Save an image as a TIFF file.

Parameters:

  • tiff_file (str or pathlib.Path) – File path where to save the image.

  • img (timagetk.SpatialImage or timagetk.LabelledImage or timagetk.TissueImage3D or timagetk.MultiChannelImage) – Image instance to save on drive.

  • pattern (str, optional) – Physical dimension order to use to load the image, “ZCYX” by default.

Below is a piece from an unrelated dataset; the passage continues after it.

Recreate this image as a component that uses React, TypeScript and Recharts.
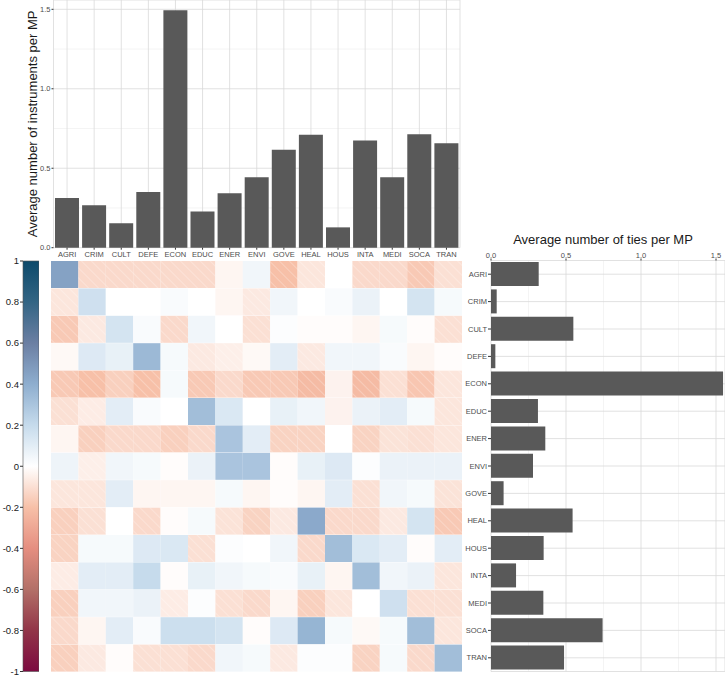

By default, try to load the pattern from the image metadata.

Notes

For the pattern variable, use:

  • C as channel;

  • X as x-axis (rows);

  • Y as y-axis (planes);

  • Z as z-axis (columns);

Example

>>> import tempfile
>>> from timagetk import MultiChannelImage
>>> from timagetk.io.image import save_tiff_image
>>> # EXAMPLE#1 - Save a SpatialImage as a TIFF file:
>>> from timagetk.array_util import random_spatial_image
>>> sp_image = random_spatial_image((3, 4, 5), voxelsize=[0.3, 0.4 ,0.5])
>>> # Save the image in a temporary file:
>>> tmp_path = tempfile.NamedTemporaryFile()
>>> save_tiff_image(tmp_path.name+'.tif', sp_image)

>>> # EXAMPLE#2 - Save a MultiChannel as a TIFF file:
>>> from timagetk.synthetic_data.nuclei_image import example_nuclei_signal_images
>>> n_img, s_img, _, _= example_nuclei_signal_images(n_points=10, extent=20, voxelsize=(1,1,1))
>>> img = MultiChannelImage({'nuclei':n_img, 'signal':s_img})
>>> tmp_path = tempfile.NamedTemporaryFile()
>>> save_tiff_image(tmp_path.name+'.tif', img)

Accepted image formats are: |POSS_EXT|.

Transformation I/O

Input/Output for Trsf objects.

timagetk.io.trsf.read_trsf(filename)[source]

Read a transformation file.

Parameters:

filename (str) – Name of the file containing a Trsf object.

Returns:

Trsf – The loaded transformation object.

timagetk.io.trsf.save_trsf(trsf, filename)[source]

Write a Trsf under given filename.

Parameters:

  • trsf (Trsf) – Transformation object to save.

  • filename (str) – Name of the file to write.